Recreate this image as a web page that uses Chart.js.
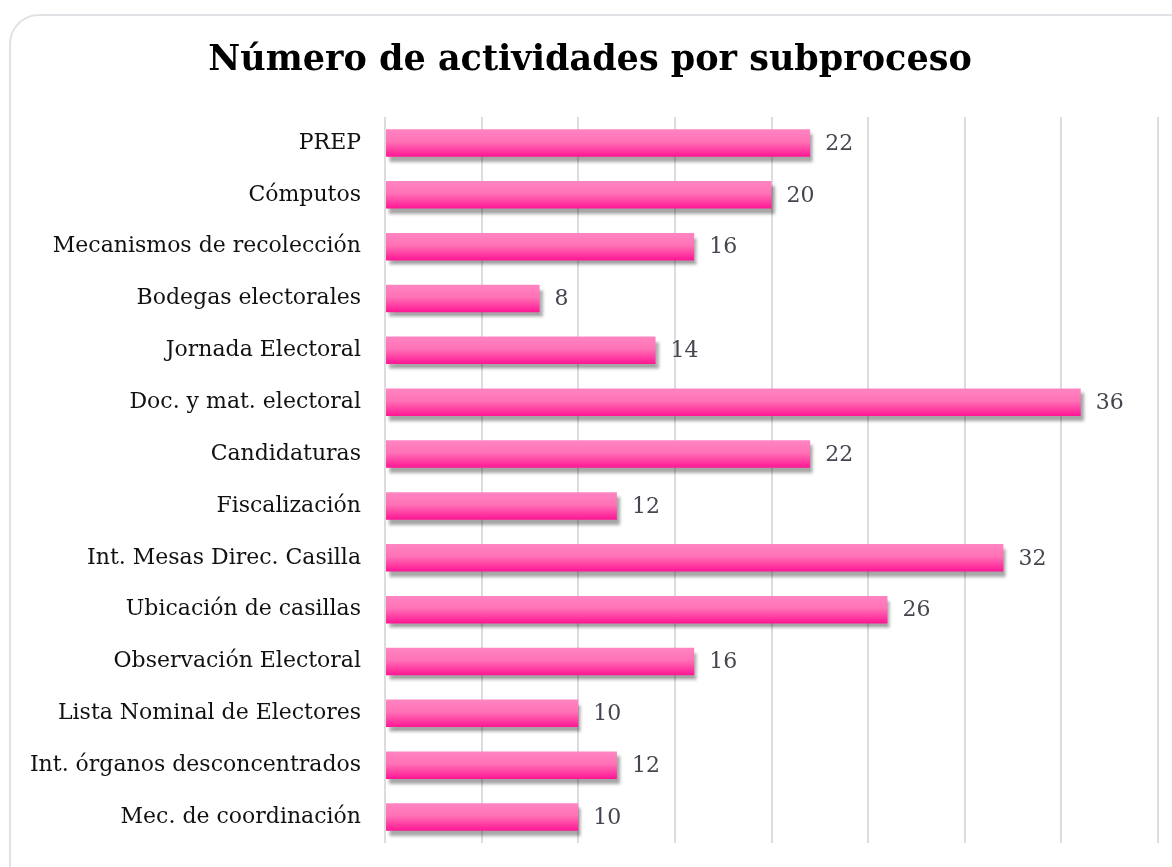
<!DOCTYPE html>
<html>
<head>
<meta charset="utf-8">
<script src="https://cdn.jsdelivr.net/npm/chart.js@4"></script>
<style>
  html, body { margin: 0; padding: 0; background: #fff; overflow: hidden; }
  .frame {
    position: absolute; left: 9px; top: 14px; width: 1220px; height: 900px;
    border: 2px solid #e2e2e6; border-radius: 30px;
  }
  #wrap { position: absolute; left: 0; top: 0; width: 1172px; height: 867px; }
</style>
</head>
<body>
<div class="frame"></div>
<div id="wrap"><canvas id="chart"></canvas></div>
<script>
const categories = [
  'PREP', 'Cómputos', 'Mecanismos de recolección', 'Bodegas electorales',
  'Jornada Electoral', 'Doc. y mat. electoral', 'Candidaturas', 'Fiscalización',
  'Int. Mesas Direc. Casilla', 'Ubicación de casillas', 'Observación Electoral',
  'Lista Nominal de Electores', 'Int. órganos desconcentrados', 'Mec. de coordinación'
];
const activities = [22, 20, 16, 8, 14, 36, 22, 12, 32, 26, 16, 10, 12, 10];
const xTicks = [0, 5, 10, 15, 20, 25, 30, 35, 40];

const serif = "'DejaVu Serif', 'Liberation Serif', serif";

// shadow under the bars + value labels
const barExtras = {
  id: 'barExtras',
  beforeDatasetDraw(chart) {
    const c = chart.ctx;
    c.save();
    c.shadowColor = 'rgba(0,0,0,0.35)';
    c.shadowOffsetX = 3;
    c.shadowOffsetY = 5;
    c.shadowBlur = 3;
  },
  afterDatasetDraw(chart) {
    chart.ctx.restore();
  },
  afterDatasetsDraw(chart) {
    const c = chart.ctx;
    const meta = chart.getDatasetMeta(0);
    c.save();
    c.font = '22px ' + serif;
    c.fillStyle = '#45464f';
    c.textAlign = 'left';
    c.textBaseline = 'middle';
    meta.data.forEach((bar, i) => {
      c.fillText(String(activities[i]), bar.x + 15, bar.y + 1);
    });
    c.restore();
  }
};

new Chart(document.getElementById('chart'), {
  type: 'bar',
  data: {
    labels: categories,
    datasets: [{
      data: activities,
      barPercentage: 0.53,
      categoryPercentage: 1,
      backgroundColor(ctx) {
        const y = ctx.chart.scales.y;
        const yc = y ? y.getPixelForValue(ctx.dataIndex) : NaN;
        if (!isFinite(yc)) return '#ff4fa8';
        const g = ctx.chart.ctx.createLinearGradient(0, yc - 14, 0, yc + 14);
        g.addColorStop(0, '#ff85c2');
        g.addColorStop(0.45, '#ff72b6');
        g.addColorStop(1, '#ff1493');
        return g;
      },
      borderWidth: 0
    }]
  },
  options: {
    indexAxis: 'y',
    responsive: true,
    maintainAspectRatio: false,
    animation: false,
    layout: { padding: { left: 22, right: 14, top: 0, bottom: 24 } },
    plugins: {
      legend: { display: false },
      tooltip: { enabled: false },
      title: {
        display: true,
        text: 'Número de actividades por subproceso',
        color: '#000',
        font: { family: serif, size: 35, weight: 'bold' },
        padding: { top: 40, bottom: 35 }
      }
    },
    scales: {
      x: {
        min: 0,
        max: 40,
        afterBuildTicks(scale) { scale.ticks = xTicks.map(v => ({ value: v })); },
        ticks: { display: false },
        grid: { color: '#dcdcdf', lineWidth: 2, drawTicks: false },
        border: { display: false }
      },
      y: {
        afterFit(scale) {
          scale.width = 363;
          scale.paddingTop = 0;
          scale.paddingBottom = 0;
        },
        ticks: {
          color: '#111',
          padding: 24,
          font: { family: serif, size: 22 }
        },
        grid: { display: false, drawTicks: false },
        border: { display: false }
      }
    }
  },
  plugins: [barExtras]
});
</script>
</body>
</html>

____

Working from the material above, transcribe it exactly while omitting pictures.

:: Answer for the task ::
Recreate this image as a web page that uses Chart.js.
<!DOCTYPE html>
<html>
<head>
<meta charset="utf-8">
<script src="https://cdn.jsdelivr.net/npm/chart.js@4"></script>
<style>
  html, body { margin: 0; padding: 0; background: #fff; overflow: hidden; }
  .frame {
    position: absolute; left: 9px; top: 14px; width: 1220px; height: 900px;
    border: 2px solid #e2e2e6; border-radius: 30px;
  }
  #wrap { position: absolute; left: 0; top: 0; width: 1172px; height: 867px; }
</style>
</head>
<body>
<div class="frame"></div>
<div id="wrap"><canvas id="chart"></canvas></div>
<script>
const categories = [
  'PREP', 'Cómputos', 'Mecanismos de recolección', 'Bodegas electorales',
  'Jornada Electoral', 'Doc. y mat. electoral', 'Candidaturas', 'Fiscalización',
  'Int. Mesas Direc. Casilla', 'Ubicación de casillas', 'Observación Electoral',
  'Lista Nominal de Electores', 'Int. órganos desconcentrados', 'Mec. de coordinación'
];
const activities = [22, 20, 16, 8, 14, 36, 22, 12, 32, 26, 16, 10, 12, 10];
const xTicks = [0, 5, 10, 15, 20, 25, 30, 35, 40];

const serif = "'DejaVu Serif', 'Liberation Serif', serif";

// shadow under the bars + value labels
const barExtras = {
  id: 'barExtras',
  beforeDatasetDraw(chart) {
    const c = chart.ctx;
    c.save();
    c.shadowColor = 'rgba(0,0,0,0.35)';
    c.shadowOffsetX = 3;
    c.shadowOffsetY = 5;
    c.shadowBlur = 3;
  },
  afterDatasetDraw(chart) {
    chart.ctx.restore();
  },
  afterDatasetsDraw(chart) {
    const c = chart.ctx;
    const meta = chart.getDatasetMeta(0);
    c.save();
    c.font = '22px ' + serif;
    c.fillStyle = '#45464f';
    c.textAlign = 'left';
    c.textBaseline = 'middle';
    meta.data.forEach((bar, i) => {
      c.fillText(String(activities[i]), bar.x + 15, bar.y + 1);
    });
    c.restore();
  }
};

new Chart(document.getElementById('chart'), {
  type: 'bar',
  data: {
    labels: categories,
    datasets: [{
      data: activities,
      barPercentage: 0.53,
      categoryPercentage: 1,
      backgroundColor(ctx) {
        const y = ctx.chart.scales.y;
        const yc = y ? y.getPixelForValue(ctx.dataIndex) : NaN;
        if (!isFinite(yc)) return '#ff4fa8';
        const g = ctx.chart.ctx.createLinearGradient(0, yc - 14, 0, yc + 14);
        g.addColorStop(0, '#ff85c2');
        g.addColorStop(0.45, '#ff72b6');
        g.addColorStop(1, '#ff1493');
        return g;
      },
      borderWidth: 0
    }]
  },
  options: {
    indexAxis: 'y',
    responsive: true,
    maintainAspectRatio: false,
    animation: false,
    layout: { padding: { left: 22, right: 14, top: 0, bottom: 24 } },
    plugins: {
      legend: { display: false },
      tooltip: { enabled: false },
      title: {
        display: true,
        text: 'Número de actividades por subproceso',
        color: '#000',
        font: { family: serif, size: 35, weight: 'bold' },
        padding: { top: 40, bottom: 35 }
      }
    },
    scales: {
      x: {
        min: 0,
        max: 40,
        afterBuildTicks(scale) { scale.ticks = xTicks.map(v => ({ value: v })); },
        ticks: { display: false },
        grid: { color: '#dcdcdf', lineWidth: 2, drawTicks: false },
        border: { display: false }
      },
      y: {
        afterFit(scale) {
          scale.width = 363;
          scale.paddingTop = 0;
          scale.paddingBottom = 0;
        },
        ticks: {
          color: '#111',
          padding: 24,
          font: { family: serif, size: 22 }
        },
        grid: { display: false, drawTicks: false },
        border: { display: false }
      }
    }
  },
  plugins: [barExtras]
});
</script>
</body>
</html>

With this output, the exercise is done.